Cette approche me semble intéressante dans la construction de l'évaluation, mais elle renvoie aussi à une autre difficulté : celle du calendrier de l'évaluation par rapport au calendrier politique. Nous savons qu'au cours d'un mandat, certains moments sont plus favorables que d'autres au lancement d'une évaluation et à la présentation de ses résultats. Cet élément doit être pris en compte, quitte à ce que, dans la conduite de l'évaluation, on mette en place des moyens moins lourds et qu'on aboutisse à une enquête plus synthétique. Le rapport d'évaluation pourra ainsi être publié au moment opportun, lorsqu'il pourra avoir un impact.
Nous avons précédemment rédigé un rapport sur la formation des élus locaux, qui a ensuite trouvé une traduction législative. Nous avons alors constaté que la dimension de l'évaluation était très peu présente dans les formations dispensées aux élus.

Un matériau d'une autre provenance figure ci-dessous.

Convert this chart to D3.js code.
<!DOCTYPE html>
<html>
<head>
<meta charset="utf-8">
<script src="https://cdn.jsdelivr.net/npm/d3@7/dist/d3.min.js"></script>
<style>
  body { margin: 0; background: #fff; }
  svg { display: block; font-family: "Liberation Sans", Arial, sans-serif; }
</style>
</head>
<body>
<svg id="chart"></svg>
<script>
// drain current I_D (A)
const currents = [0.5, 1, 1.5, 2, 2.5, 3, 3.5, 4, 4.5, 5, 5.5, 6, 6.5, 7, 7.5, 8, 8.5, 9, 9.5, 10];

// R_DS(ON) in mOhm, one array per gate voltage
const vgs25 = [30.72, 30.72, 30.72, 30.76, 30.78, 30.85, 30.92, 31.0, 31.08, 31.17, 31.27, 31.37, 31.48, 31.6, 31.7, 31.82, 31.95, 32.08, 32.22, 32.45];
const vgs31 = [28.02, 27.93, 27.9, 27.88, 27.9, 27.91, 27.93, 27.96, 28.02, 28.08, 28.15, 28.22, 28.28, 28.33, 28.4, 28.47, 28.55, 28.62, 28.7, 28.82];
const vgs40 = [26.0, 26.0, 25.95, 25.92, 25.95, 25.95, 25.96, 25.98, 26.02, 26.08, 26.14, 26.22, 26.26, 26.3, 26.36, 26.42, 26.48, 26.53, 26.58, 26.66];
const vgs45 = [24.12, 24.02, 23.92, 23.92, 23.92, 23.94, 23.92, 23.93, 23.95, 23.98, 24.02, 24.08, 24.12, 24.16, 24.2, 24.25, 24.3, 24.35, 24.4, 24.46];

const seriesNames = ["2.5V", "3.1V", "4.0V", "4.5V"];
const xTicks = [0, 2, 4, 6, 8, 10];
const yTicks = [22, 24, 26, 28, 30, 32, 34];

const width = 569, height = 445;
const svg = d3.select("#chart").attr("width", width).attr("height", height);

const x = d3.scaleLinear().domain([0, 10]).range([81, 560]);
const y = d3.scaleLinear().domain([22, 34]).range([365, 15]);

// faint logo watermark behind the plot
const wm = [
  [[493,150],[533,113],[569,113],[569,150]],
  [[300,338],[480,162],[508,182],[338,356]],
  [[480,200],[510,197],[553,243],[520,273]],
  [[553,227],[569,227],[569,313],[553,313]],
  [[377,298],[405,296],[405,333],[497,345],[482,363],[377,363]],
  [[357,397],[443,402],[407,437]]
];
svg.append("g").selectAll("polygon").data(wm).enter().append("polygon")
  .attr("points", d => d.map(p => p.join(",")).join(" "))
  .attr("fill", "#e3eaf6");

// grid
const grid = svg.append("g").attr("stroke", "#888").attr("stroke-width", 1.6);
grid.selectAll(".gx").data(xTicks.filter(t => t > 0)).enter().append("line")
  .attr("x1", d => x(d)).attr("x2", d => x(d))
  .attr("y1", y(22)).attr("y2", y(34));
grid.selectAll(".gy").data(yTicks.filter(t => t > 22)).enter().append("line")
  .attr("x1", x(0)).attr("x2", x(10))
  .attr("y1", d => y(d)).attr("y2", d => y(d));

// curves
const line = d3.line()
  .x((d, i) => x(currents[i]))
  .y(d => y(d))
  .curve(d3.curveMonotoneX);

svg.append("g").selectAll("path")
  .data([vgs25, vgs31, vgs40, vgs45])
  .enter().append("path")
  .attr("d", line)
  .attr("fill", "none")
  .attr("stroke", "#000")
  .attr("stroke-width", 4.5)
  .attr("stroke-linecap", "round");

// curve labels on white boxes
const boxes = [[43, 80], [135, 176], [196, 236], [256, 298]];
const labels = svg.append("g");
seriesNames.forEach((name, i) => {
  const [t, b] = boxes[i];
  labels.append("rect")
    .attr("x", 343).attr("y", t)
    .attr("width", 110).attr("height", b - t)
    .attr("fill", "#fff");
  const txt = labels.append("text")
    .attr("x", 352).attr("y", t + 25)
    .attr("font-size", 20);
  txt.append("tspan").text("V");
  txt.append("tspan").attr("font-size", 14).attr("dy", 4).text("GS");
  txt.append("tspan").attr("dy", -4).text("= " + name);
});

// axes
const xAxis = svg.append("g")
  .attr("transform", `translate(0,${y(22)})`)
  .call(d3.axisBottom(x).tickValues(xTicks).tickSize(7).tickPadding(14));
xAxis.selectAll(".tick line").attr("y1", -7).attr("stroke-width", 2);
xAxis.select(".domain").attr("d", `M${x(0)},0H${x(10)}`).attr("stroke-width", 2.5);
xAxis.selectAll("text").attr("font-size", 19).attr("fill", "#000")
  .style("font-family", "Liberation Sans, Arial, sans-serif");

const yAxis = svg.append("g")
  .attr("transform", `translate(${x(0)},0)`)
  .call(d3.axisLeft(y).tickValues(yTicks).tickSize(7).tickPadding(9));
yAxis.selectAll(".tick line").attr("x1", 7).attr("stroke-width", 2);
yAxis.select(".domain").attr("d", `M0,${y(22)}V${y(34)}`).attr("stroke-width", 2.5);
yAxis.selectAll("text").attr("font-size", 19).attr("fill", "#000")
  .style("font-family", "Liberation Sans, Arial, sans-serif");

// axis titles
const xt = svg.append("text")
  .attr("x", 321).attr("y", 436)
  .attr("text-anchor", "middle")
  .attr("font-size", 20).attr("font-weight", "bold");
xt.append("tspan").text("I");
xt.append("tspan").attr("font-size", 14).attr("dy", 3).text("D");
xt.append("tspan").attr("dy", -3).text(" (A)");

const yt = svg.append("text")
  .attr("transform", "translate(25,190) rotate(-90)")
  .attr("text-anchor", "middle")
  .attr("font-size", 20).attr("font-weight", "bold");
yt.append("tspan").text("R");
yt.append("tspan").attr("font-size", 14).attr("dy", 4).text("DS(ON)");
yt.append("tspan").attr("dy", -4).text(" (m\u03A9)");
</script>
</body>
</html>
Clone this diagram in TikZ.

La seconde catégorie d'interlocuteurs dont la formation et l'acculturation sont essentielles renvoie aux fonctionnaires de l'État et territoriaux. Vous avez raison de souligner que des formations et une expertise sont d'ores et déjà en place en la matière et qu'elles devront être pérennisées. Cependant, au-delà de la pérennisation de ces ressources, il est important que les écoles de service public (qu'il s'agisse des écoles de l'État ou territoriales) travaillent ensemble sur ce sujet.
Par ailleurs, ces formations et l'expertise acquise en matière d'évaluation doivent également être mises en valeur dans les parcours et reconnues comme des éléments positifs dans la carrière des évaluateurs. C'est toutefois encore très loin d'être le cas aujourd'hui.
Cet enjeu d'acculturation est donc absolument essentiel.